Search code examples
pythontensorflowkerassoftmaxactivation-function

Is there a simple way to extend an existing activation function? My custom softmax function returns: An operation has `None` for gradient


I want to implement an attempt to make softmax faster by using only the top k values in the vector.

For that I tried implementing a custom function for tensorflow to use in a model:

def softmax_top_k(logits, k=10):
    values, indices = tf.nn.top_k(logits, k, sorted=False)
    softmax = tf.nn.softmax(values)
    logits_shape = tf.shape(logits)
    return_value = tf.sparse_to_dense(indices, logits_shape, softmax)
    return_value = tf.convert_to_tensor(return_value, dtype=logits.dtype, name=logits.name)
    return return_value

I'm using the fashion mnist to test, whether that attempt is working:

fashion_mnist = keras.datasets.fashion_mnist
(train_images, train_labels), (test_images, test_labels) = fashion_mnist.load_data()

# normalize the data
train_images = train_images / 255.0
test_images = test_images / 255.0

# split the training data into train and validate arrays (will be used later)
train_images, train_images_validate, train_labels, train_labels_validate = train_test_split(
    train_images, train_labels, test_size=0.2, random_state=133742,
)

model = keras.models.Sequential([
    keras.layers.Flatten(input_shape=(28, 28)),
    keras.layers.Dense(128, activation=tf.nn.relu),
    keras.layers.Dense(10, activation=softmax_top_k)
])


model.compile(
    loss='sparse_categorical_crossentropy',
    optimizer='adam',
    metrics=['accuracy']
)

model.fit(
    train_images, train_labels,
    epochs=10,
    validation_data=(train_images_validate, train_labels_validate),
)

model_without_cnn.compile(
    loss='sparse_categorical_crossentropy',
    optimizer='adam',
    metrics=['accuracy']
)

model_without_cnn.fit(
    train_images, train_labels,
    epochs=10,
    validation_data=(train_images_validate, train_labels_validate),
)

But during the execution an error is occuring:

ValueError: An operation hasNonefor gradient. Please make sure that all of your ops have a gradient defined (i.e. are differentiable).

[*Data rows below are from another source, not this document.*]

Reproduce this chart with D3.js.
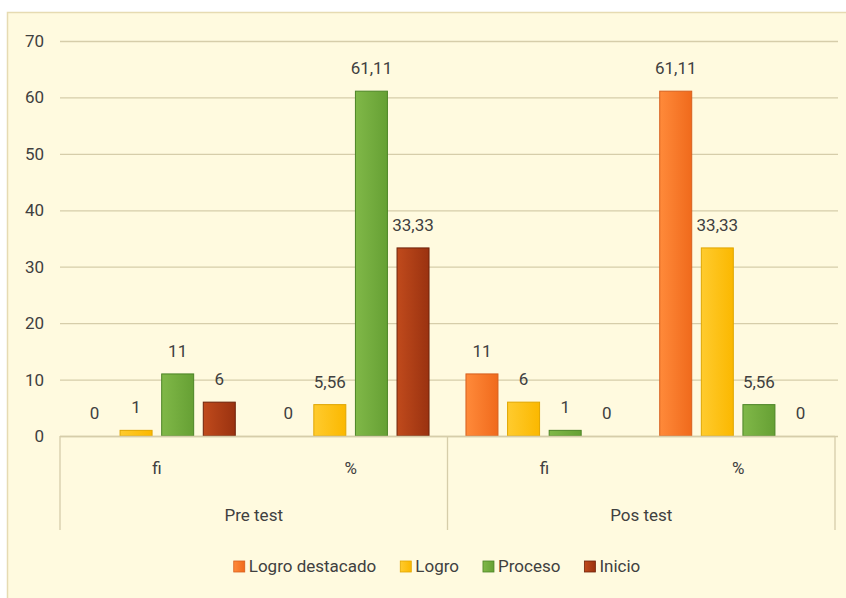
<!DOCTYPE html>
<html>
<head>
<meta charset="utf-8">
<script src="https://cdn.jsdelivr.net/npm/d3@7"></script>
<style>
  html, body { margin: 0; padding: 0; background: #ffffff; }
  svg { display: block; }
  text { font-family: Roboto, "Liberation Sans", sans-serif; fill: #404040; }
</style>
</head>
<body>
<script>
// ---- data ----
const groups = ["Pre test", "Pos test"];
const subcats = ["fi", "%"];
const series = ["Logro destacado", "Logro", "Proceso", "Inicio"];
const logroDestacado = [0, 0, 11, 61.11];
const logro = [1, 5.56, 6, 33.33];
const proceso = [11, 61.11, 1, 5.56];
const inicio = [6, 33.33, 0, 0];
const yTicks = [0, 10, 20, 30, 40, 50, 60, 70];

const seriesValues = [logroDestacado, logro, proceso, inicio];
const colors = {
  "Logro destacado": { light: "#FF8A3A", dark: "#F06A1C", stroke: "#D65F1E" },
  "Logro": { light: "#FFCB2E", dark: "#FBB800", stroke: "#E0A600" },
  "Proceso": { light: "#80B848", dark: "#66A034", stroke: "#4C8426" },
  "Inicio": { light: "#C04A1C", dark: "#9A3210", stroke: "#6E220A" }
};

const W = 846, H = 598;
const svg = d3.select("body").append("svg").attr("width", W).attr("height", H);

// gradients
const defs = svg.append("defs");
series.forEach((s, i) => {
  const g = defs.append("linearGradient").attr("id", "grad" + i)
    .attr("x1", "0%").attr("x2", "100%").attr("y1", "0%").attr("y2", "0%");
  g.append("stop").attr("offset", "0%").attr("stop-color", colors[s].light);
  g.append("stop").attr("offset", "100%").attr("stop-color", colors[s].dark);
});

// chart background
svg.append("rect").attr("x", 7.5).attr("y", 12.5).attr("width", W).attr("height", H)
  .attr("fill", "#FFFADF").attr("stroke", "#E6DBB2").attr("stroke-width", 1.5);

const cats = [];
groups.forEach(g => subcats.forEach(s => cats.push(g + "|" + s)));

const plotLeft = 60, plotRight = 835, plotTop = 41, plotBottom = 436;
const x0 = d3.scaleBand().domain(cats).range([plotLeft, plotRight]).padding(0);
const x1 = d3.scaleBand().domain(series).range([0, x0.bandwidth()])
  .paddingInner(0.207).paddingOuter(0.432);
const y = d3.scaleLinear().domain([0, 70]).range([plotBottom, plotTop]);
const xg = d3.scaleBand().domain(groups).range([plotLeft, plotRight]).padding(0);

// gridlines
svg.append("g").selectAll("line").data(yTicks).join("line")
  .attr("x1", plotLeft).attr("x2", plotRight + 3)
  .attr("y1", d => y(d) + 0.5).attr("y2", d => y(d) + 0.5)
  .attr("stroke", "#D6CDAA").attr("stroke-width", 1.3);

// y labels
svg.append("g").selectAll("text").data(yTicks).join("text")
  .attr("x", 44).attr("y", d => y(d)).attr("dy", "0.35em")
  .attr("text-anchor", "end").attr("font-size", 17).text(d => d);

// bars
const fmt = v => Number.isInteger(v) ? String(v) : v.toFixed(2).replace(".", ",");
const barData = [];
series.forEach((s, si) => {
  cats.forEach((c, ci) => {
    barData.push({ s, si, c, v: seriesValues[si][ci] });
  });
});

svg.append("g").selectAll("rect").data(barData.filter(d => d.v > 0)).join("rect")
  .attr("x", d => x0(d.c) + x1(d.s) + 0.5)
  .attr("y", d => y(d.v))
  .attr("width", x1.bandwidth() - 1)
  .attr("height", d => y(0) - y(d.v))
  .attr("fill", d => "url(#grad" + d.si + ")")
  .attr("stroke", d => colors[d.s].stroke).attr("stroke-width", 1);

// data labels
svg.append("g").selectAll("text").data(barData).join("text")
  .attr("x", d => x0(d.c) + x1(d.s) + x1.bandwidth() / 2)
  .attr("y", d => y(d.v) - 17)
  .attr("text-anchor", "middle").attr("font-size", 17)
  .text(d => fmt(d.v));

// category axis
const axisG = svg.append("g").attr("stroke", "#D6CDAA").attr("stroke-width", 1.3);
axisG.append("line").attr("x1", plotLeft).attr("x2", plotRight)
  .attr("y1", plotBottom + 0.5).attr("y2", plotBottom + 0.5);
const seps = [xg(groups[0]), xg(groups[1]), plotRight];
axisG.selectAll("line.sep").data(seps).join("line").attr("class", "sep")
  .attr("x1", d => d).attr("x2", d => d)
  .attr("y1", plotBottom).attr("y2", 530);

svg.append("g").selectAll("text").data(cats).join("text")
  .attr("x", d => x0(d) + x0.bandwidth() / 2)
  .attr("y", 468).attr("dy", "0.35em")
  .attr("text-anchor", "middle").attr("font-size", 17)
  .text(d => d.split("|")[1]);

svg.append("g").selectAll("text").data(groups).join("text")
  .attr("x", d => xg(d) + xg.bandwidth() / 2)
  .attr("y", 515).attr("dy", "0.35em")
  .attr("text-anchor", "middle").attr("font-size", 17)
  .text(d => d);

// legend
const legend = svg.append("g");
const items = legend.selectAll("g").data(series).join("g");
items.append("rect").attr("width", 11).attr("height", 11)
  .attr("fill", (d, i) => "url(#grad" + i + ")")
  .attr("stroke", d => colors[d].stroke).attr("stroke-width", 0.8);
items.append("text").attr("x", 15).attr("y", 5.5).attr("dy", "0.35em")
  .attr("font-size", 17).text(d => d);
let xpos = 0;
const offs = [];
items.each(function () {
  offs.push(xpos);
  const w = this.getBBox().width;
  xpos += w + 24;
});
const totalW = xpos - 24;
const legendStart = 437 - totalW / 2;
items.attr("transform", (d, i) => `translate(${legendStart + offs[i]},${561})`);
</script>
</body>
</html>
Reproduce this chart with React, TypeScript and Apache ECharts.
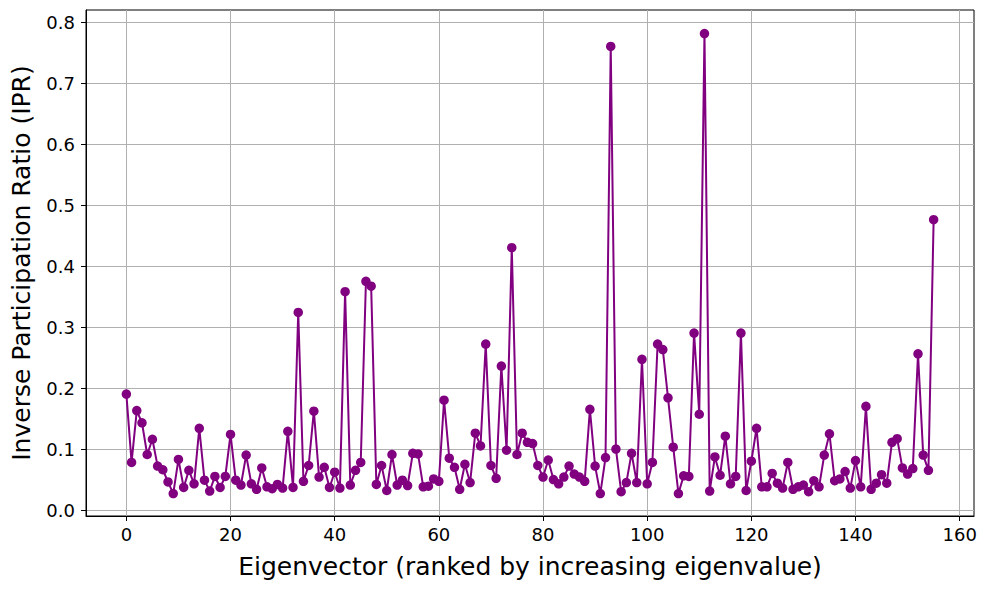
import React, { useEffect, useRef } from "react";
import * as echarts from "echarts";

const iprValues: number[] = [
  0.190, 0.078, 0.163, 0.143, 0.091, 0.116, 0.072, 0.066, 0.046, 0.027,
  0.083, 0.037, 0.065, 0.043, 0.134, 0.049, 0.031, 0.055, 0.037, 0.055,
  0.124, 0.049, 0.041, 0.090, 0.043, 0.034, 0.069, 0.038, 0.035, 0.042,
  0.036, 0.129, 0.037, 0.324, 0.047, 0.073, 0.162, 0.054, 0.070, 0.037,
  0.062, 0.036, 0.358, 0.041, 0.065, 0.078, 0.375, 0.367, 0.042, 0.073,
  0.032, 0.091, 0.041, 0.049, 0.040, 0.093, 0.092, 0.038, 0.039, 0.051,
  0.047, 0.180, 0.085, 0.070, 0.034, 0.075, 0.045, 0.126, 0.105, 0.272,
  0.073, 0.052, 0.236, 0.098, 0.430, 0.091, 0.126, 0.111, 0.109, 0.073,
  0.054, 0.082, 0.050, 0.043, 0.054, 0.072, 0.059, 0.054, 0.047, 0.165,
  0.072, 0.027, 0.086, 0.760, 0.100, 0.030, 0.045, 0.093, 0.045, 0.247,
  0.043, 0.078, 0.272, 0.263, 0.184, 0.103, 0.027, 0.056, 0.055, 0.290,
  0.157, 0.781, 0.031, 0.087, 0.057, 0.121, 0.043, 0.055, 0.290, 0.032,
  0.080, 0.134, 0.038, 0.038, 0.060, 0.044, 0.036, 0.078, 0.034, 0.038,
  0.041, 0.030, 0.048, 0.038, 0.090, 0.125, 0.048, 0.051, 0.063, 0.036,
  0.081, 0.038, 0.170, 0.034, 0.044, 0.058, 0.044, 0.111, 0.117, 0.069,
  0.059, 0.068, 0.256, 0.090, 0.065, 0.476,
];

const xTicks: number[] = [0, 20, 40, 60, 80, 100, 120, 140, 160];
const yTicks: number[] = [0, 0.1, 0.2, 0.3, 0.4, 0.5, 0.6, 0.7, 0.8];

const xLabel = "Eigenvector (ranked by increasing eigenvalue)";
const yLabel = "Inverse Participation Ratio (IPR)";

export default function App() {
  const ref = useRef<HTMLDivElement>(null);

  useEffect(() => {
    if (!ref.current) return;
    const chart = echarts.init(ref.current, null, { renderer: "svg" });
    const font = "DejaVu Sans";
    const data = iprValues.map((v, i) => [i, v]);
    chart.setOption({
      animation: false,
      backgroundColor: "#ffffff",
      grid: {
        left: 86,
        right: 14,
        top: 10,
        bottom: 74,
        show: true,
        borderColor: "#000000",
        borderWidth: 1,
      },
      xAxis: {
        type: "value",
        min: -7.75,
        max: 162.75,
        name: xLabel,
        nameLocation: "middle",
        nameGap: 38,
        nameTextStyle: { fontFamily: font, fontSize: 25, color: "#000" },
        axisLine: { show: true, onZero: false, lineStyle: { color: "#000", width: 1 } },
        axisTick: {
          show: true,
          inside: false,
          length: 5,
          customValues: xTicks,
          lineStyle: { color: "#000", width: 1 },
        },
        axisLabel: {
          customValues: xTicks,
          margin: 9,
          fontFamily: font,
          fontSize: 18,
          color: "#000",
          formatter: (v: number) => String(v),
        },
        splitLine: { show: true, lineStyle: { color: "#b0b0b0", width: 1 } },
      },
      yAxis: {
        type: "value",
        min: -0.0098,
        max: 0.8197,
        name: yLabel,
        nameLocation: "middle",
        nameGap: 52,
        nameTextStyle: { fontFamily: font, fontSize: 25, color: "#000" },
        axisLine: { show: true, onZero: false, lineStyle: { color: "#000", width: 1 } },
        axisTick: {
          show: true,
          inside: false,
          length: 5,
          customValues: yTicks,
          lineStyle: { color: "#000", width: 1 },
        },
        axisLabel: {
          customValues: yTicks,
          margin: 11,
          fontFamily: font,
          fontSize: 18,
          color: "#000",
          formatter: (v: number) => v.toFixed(1),
        },
        splitLine: { show: true, lineStyle: { color: "#b0b0b0", width: 1 } },
      },
      series: [
        {
          type: "line",
          data,
          symbol: "circle",
          symbolSize: 9.5,
          showSymbol: true,
          itemStyle: { color: "#800080" },
          lineStyle: { color: "#800080", width: 2 },
          z: 3,
        },
      ],
    });
    return () => chart.dispose();
  }, []);

  return (
    <div
      ref={ref}
      style={{ position: "fixed", left: 0, top: 0, width: 988, height: 590 }}
    />
  );
}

I've found this: (How to make a custom activation function), which explaines how to implement a completly custom activation function to tensorflow. But since this uses and expands softmax, I thought that the gradient should still be the same.

This is my first week of coding with python and tensorflow, therefore I don't have a good overview over all the internal implementations, yet.

Is there a simpler way to extend softmax into a new function, rather than implementing it from scratch?

Thanks in advance!


Solution

  • Instead of using sparse tensors to make the tensor with "all zeros except softmaxed top-K values", use tf.scatter_nd:

    import tensorflow as tf
    
    def softmax_top_k(logits, k=10):
        values, indices = tf.nn.top_k(logits, k, sorted=False)
        softmax = tf.nn.softmax(values)
        logits_shape = tf.shape(logits)
        # Assuming that logits is 2D
        rows = tf.tile(tf.expand_dims(tf.range(logits_shape[0]), 1), [1, k])
        scatter_idx = tf.stack([rows, indices], axis=-1)
        return tf.scatter_nd(scatter_idx, softmax, logits_shape)
    

    EDIT: Here is a slightly more complex version for tensors with an arbitrary number of dimensions. The code still requires that the number of dimensions is known at graph construction time, though.

    import tensorflow as tf
    
    def softmax_top_k(logits, k=10):
        values, indices = tf.nn.top_k(logits, k, sorted=False)
        softmax = tf.nn.softmax(values)
        # Make nd indices
        logits_shape = tf.shape(logits)
        dims = [tf.range(logits_shape[i]) for i in range(logits_shape.shape.num_elements() - 1)]
        grid = tf.meshgrid(*dims, tf.range(k), indexing='ij')
        scatter_idx = tf.stack(grid[:-1] + [indices], axis=-1)
        return tf.scatter_nd(scatter_idx, softmax, logits_shape)